A good spot facing kit will give you all the necessary tools needed to accurately mount a vibration sensor onto the rotating machine, including a tapping drill, taps, tap wrench and a spot facing tool. These kits are now available to allow for different mounting threads; ¼, M6 and M8.

Correct mounting of the sensor is vital to ensure true readings and, where possible, mounting a sensor via a drilled and tapped hole directly to the machine housing will give the best results. However, if the housing is not flat, a spot facing installation kit allows creation of a flat surface.

Once you have specified the right equipment and installed carefully in order to yield the most repeatable and consistent measurements, machine reliability data can easily be analysed to predict potential problems before they occur. Increases in vibration indicate deteriorating operating conditions, such as wear or misalignment, and vibration sensors, as we have seen, can identify these changes swiftly and with exceptional reliability.

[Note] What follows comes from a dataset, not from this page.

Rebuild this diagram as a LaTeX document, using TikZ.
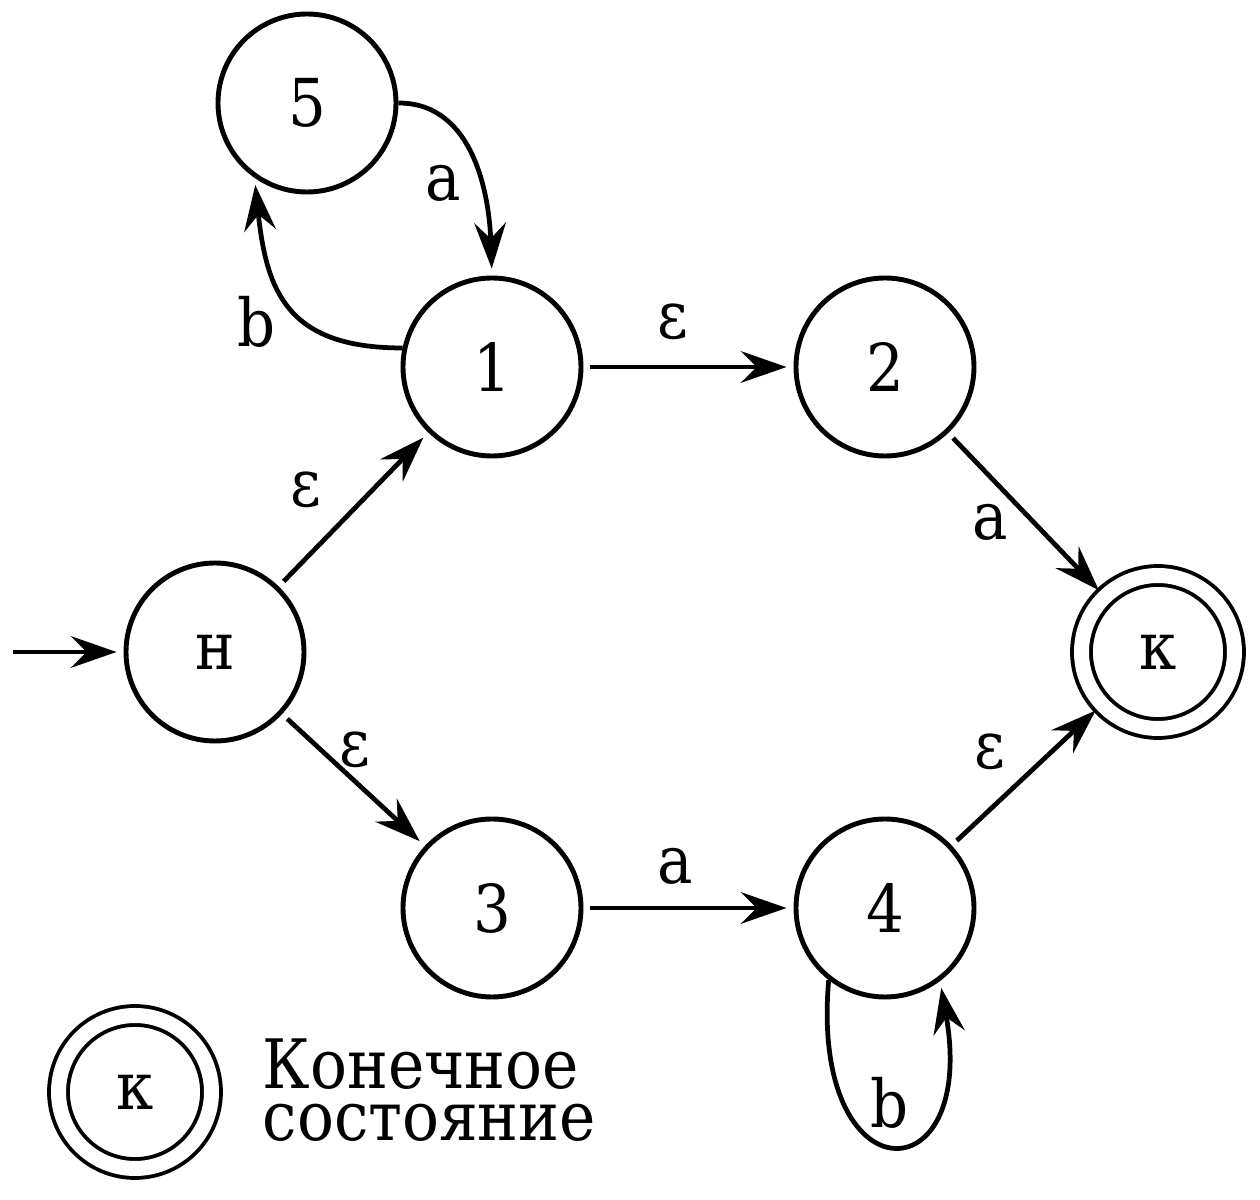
\documentclass[tikz,border=0pt]{standalone}
\usepackage{fontspec}
\setmainfont{DejaVu Serif Condensed}
\usetikzlibrary{arrows.meta}
\begin{document}
\begin{tikzpicture}[
	state/.style={circle, draw, line width=1.4pt, minimum size=1.78cm, inner sep=0pt},
	final/.style={state, double=white, double distance=0.15cm, minimum size=1.53cm, line width=1.1pt},
	edge/.style={line width=1.35pt, -{Stealth[length=13pt, width=9pt, inset=4.5pt]}, shorten >=2pt, shorten <=2pt},
	lbl/.style={inner sep=0pt}
	]
	\useasboundingbox (0,0) rectangle (12.6,12);
	\tikzset{every node/.style={font=\fontsize{18.8}{20}\selectfont}}
	
	%states
	\node[state] (nh) at (2.15, 5.48){н};
	\node[state] (n1) at (4.92, 8.33){1};
	\node[state] (n2) at (8.85, 8.33){2};
	\node[state] (n5) at (3.07, 10.97){5};
	\node[state] (n3) at (4.92, 2.92){3};
	\node[state] (n4) at (8.85, 2.92){4};
	\node[final] (nk) at (11.58, 5.48){к};
	
	%start
	\coordinate (st) at (0.13, 5.48);
	\draw[edge, shorten <=0pt] (st) -- (nh);
	
	%transitions
	\draw[edge] (nh) -- (n1);
	\draw[edge] (nh) -- (n3);
	\draw[edge] (n1) -- (n2);
	\draw[edge] (n3) -- (n4);
	\draw[edge] (n2) -- (nk);
	\draw[edge] (n4) -- (nk);
	\draw[edge, shorten <=0pt] (n5.east) to[out=0, in=92] (n1.north);
	\draw[edge, shorten <=0pt] (n1.168) to[out=180, in=-84, looseness=1.3] (n5.235);
	\draw[edge, shorten <=0pt] (n4.232) .. controls +(-95:2.2) and +(-80:2.2) .. (n4.307);
	
	%labels
	\node[lbl] (le1) at (3.06, 7.1){ε};
	\node[lbl] (la1) at (4.43, 10.17){a};
	\node[lbl] (lb1) at (2.57, 8.78){b};
	\node[lbl] (le2) at (6.73, 8.78){ε};
	\node[lbl] (la2) at (9.9, 6.78){a};
	\node[lbl] (le3) at (3.55, 4.5){ε};
	\node[lbl] (la3) at (6.75, 3.34){a};
	\node[lbl] (le4) at (9.9, 4.48){ε};
	\node[lbl] (lb2) at (8.9, 0.97){b};
	
	%legend
	\node[final] (lk) at (1.35, 1.08){к};
	\node[lbl, anchor=west, align=left, font=\fontsize{19.4}{15}\selectfont] (ltxt) at (2.62, 1.1){Конечное\\состояние};
\end{tikzpicture}
\end{document}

The massive potential for these tools to benefit the engineering industry has dramatically increased demand, which, in turn, has driven the manufacturers of vibration monitoring devices to enhance and adapt their products to suit a broadening range of industries and specifications, resulting in accelerometers that are increasingly easy to install and use.

As illustrated at the beginning of this article with the story of the catastrophic bearing failure, any engineering system is only as good as those who manage it and even the exceptional capability and repeatability of vibration monitoring systems cannot save a plant if the warnings are ignored.

However, providing the capability to detect fractional changes in the operation of rotating components via vibration monitoring remains one of the most effective preventative maintenance measures an engineer can take.